Splunk Alert Search tracks alert state using the Splunk KV Store.

It decides whether to return results with event_action set to Trigger, Resolve, or not return any results based on the current state.

// Randomly generate 0 or 100 search results to simulate intermittent errors
| makeresults count=1
| eval random_number=random() % 2
| appendpipe [| makeresults count=100 | where random_number == 1]
| where random_number == 1
| stats count as event_count
// trigger or resolve alert based on result count
| eval event_action=case(
    event_count>0, "trigger",
    1=1, "resolve"
  )
| eval _key="boris_as_code_error_rate"
| eval date_last_run=now()
// Check KV Store for the previous state and update if needed.
// KV Store maintains the alert state across searches to track state changes.
// This prevents duplicate alerts and ensures only state changes are sent to PagerDuty.
| join type=left _key
    [| inputlookup state_alert
    | rename event_action AS event_action_lookup
    | rename date_last_change AS date_last_change_lookup
    | fields _key, event_action_lookup, date_last_change_lookup]
// Save the updated state back to the KV Store.
| eval date_last_change=case(
    event_action!=event_action_lookup, now(),
    1=1, date_last_change_lookup
  )
| outputlookup state_alert append=true key_field=_key
// Return results only if the state has changed.  
| where event_action!=event_action_lookup
| table event_action

Repeteadly run the main query and output state_alert on the side to see the alert state tracking in action.

| inputlookup state_alert
Runner Job
Complete

PagerDuty API

Alert Trigger Action action.pagerduty sends the alert event to PagerDuty with event_action in custom_details. The event_action value can be Trigger or Resolve whether we want to create or resolve an incident in PagerDuty.

PagerDuty
Incidents

Example event received by PagerDuty API to create an incident:

{
	"custom_details": {
		"event_action": "trigger"
	},
	"dedup_key": "Resolvable Splunk Alert Demo",
	"event_action": "trigger",
	"severity": "unknown",
	"source": "unknown host",
	"summary": "Resolvable Splunk Alert Demo",
	"timestamp": "2024-05-27T21:08:00.917Z"
}

Example event received by PagerDuty API to resolve an incident:

{
	"custom_details": {
		"event_action": "resolve"
	},
	"dedup_key": "Resolvable Splunk Alert Demo",
	"event_action": "trigger",
	"severity": "unknown",
	"source": "unknown host",
	"summary": "Resolvable Splunk Alert Demo",
	"timestamp": "2024-05-27T21:09:00.972Z"
}

Notice the difference between event_action and custom_details.event_action.
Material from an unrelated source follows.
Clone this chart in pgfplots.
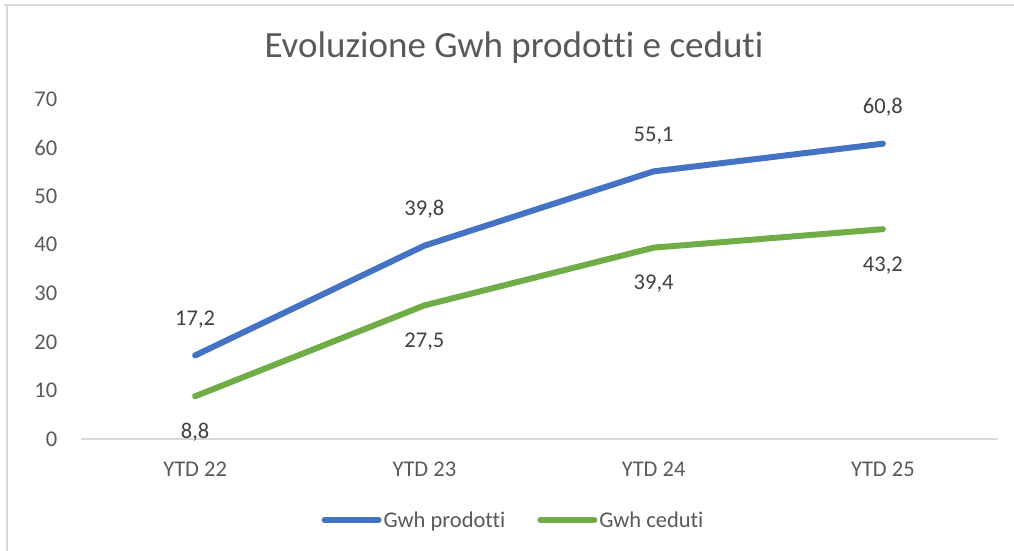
\documentclass[border=0pt]{standalone}
\usepackage{pgfplots}
\pgfplotsset{compat=1.18}
\usepackage{fontspec}
\setmainfont{Carlito}[Ligatures=CommonOff]
\definecolor{cblue}{HTML}{4472C4}
\definecolor{cgreen}{HTML}{70AD47}
\definecolor{ctext}{HTML}{595959}
\definecolor{clab}{HTML}{404040}
\definecolor{cframe}{HTML}{D9D9D9}
\begin{document}
\begin{tikzpicture}
\useasboundingbox (-80.5bp,-112bp) rectangle (933.5bp,439bp);
\draw[cframe, line width=1.2bp] (-76.5bp,434bp) -- (933.5bp,434bp);
\draw[cframe, line width=1.2bp] (-73.5bp,434bp) -- (-73.5bp,-112bp);
\node[text=ctext, font=\fontsize{37bp}{44bp}\selectfont] at (433.5bp,391bp) {Evoluzione Gwh prodotti e ceduti};
\begin{axis}[
  at={(0,0)}, anchor=south west,
  scale only axis, width=917bp, height=340bp,
  xmin=-0.5, xmax=3.5, ymin=0, ymax=70,
  xtick={0,1,2,3}, xticklabels={YTD 22,YTD 23,YTD 24,YTD 25},
  ytick={0,10,...,70},
  axis line style={draw=none},
  axis x line*=bottom, axis y line*=left,
  major tick length=0pt,
  tick label style={text=ctext, font=\fontsize{22.5bp}{26bp}\selectfont},
  /pgf/number format/assume math mode=true,
  yticklabel style={anchor=east, inner sep=0pt, xshift=-23bp},
  xticklabel style={anchor=north, inner sep=0pt, yshift=-23bp},
  clip=false,
  legend style={at={(433bp,-81bp)}, anchor=center, draw=none, fill=none,
    legend columns=2, font=\fontsize{22.5bp}{26bp}\selectfont, text=ctext,
    /tikz/every even column/.append style={column sep=30bp},
    inner sep=0pt},
  legend image code/.code={\draw[#1, line cap=round, line width=6bp] (0bp,0bp) -- (54bp,0bp);},
  nodes near coords,
  every node near coord/.append style={text=clab, font=\fontsize{22.5bp}{26bp}\selectfont,
    /pgf/number format/fixed, /pgf/number format/fixed zerofill,
    /pgf/number format/precision=1, /pgf/number format/use comma,
    /pgf/number format/assume math mode=true},
]
\draw[cframe, line width=1.5bp] (axis cs:-0.5,0) -- (axis cs:3.5,0);
\addplot[cblue, line width=6bp, line cap=round, line join=round, mark=none,
  every node near coord/.append style={anchor=south, yshift=21bp}]
  coordinates {(0,17.2) (1,39.8) (2,55.1) (3,60.8)};
\addlegendentry{Gwh prodotti}
\addplot[cgreen, line width=6bp, line cap=round, line join=round, mark=none,
  every node near coord/.append style={anchor=north, yshift=-21bp}]
  coordinates {(0,8.8) (1,27.5) (2,39.4) (3,43.2)};
\addlegendentry{Gwh ceduti}
\end{axis}
\end{tikzpicture}
\end{document}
PagerDuty Splunk App sets event_action. It is always trigger because the app does not support resolving alerts which are no logner firing.

The Splunk Alert Search sets custom_details.event_action. It can be Resolve or Trigger.

PagerDuty Service Orchestration

PagerDuty evaluates event_action and creates an incident on the Default Service. This is a standard out-of-the box behavior.

The most interesting and important part happens in PagerDuty Event Orchestration rule called Autotoresolve Splunk Alerts. It makes PagerDuty resolve an incident if resolve is present in custom_details.

Autoresolve Splunk Alerts
Rule

The rule is defined by pagerduty_event_orchestration_service terraform resource:

resource "pagerduty_event_orchestration_service" "resolve" {
  service = data.pagerduty_service.default.id
  set {
    id = "start"
    rule {
      label = "Autoresolve Splunk Alerts"
      condition {
        expression = "event.custom_details.event_action matches 'resolve'"
      }
      actions {
        event_action = "resolve"
      }
    }
  }

  catch_all {
    actions {

    }
  }
}

Conclusion

This guide fills the gap in the PagerDuty Splunk app by showing how to auto-resolve alerts using Splunk KV Store and PagerDuty Service Orchestration.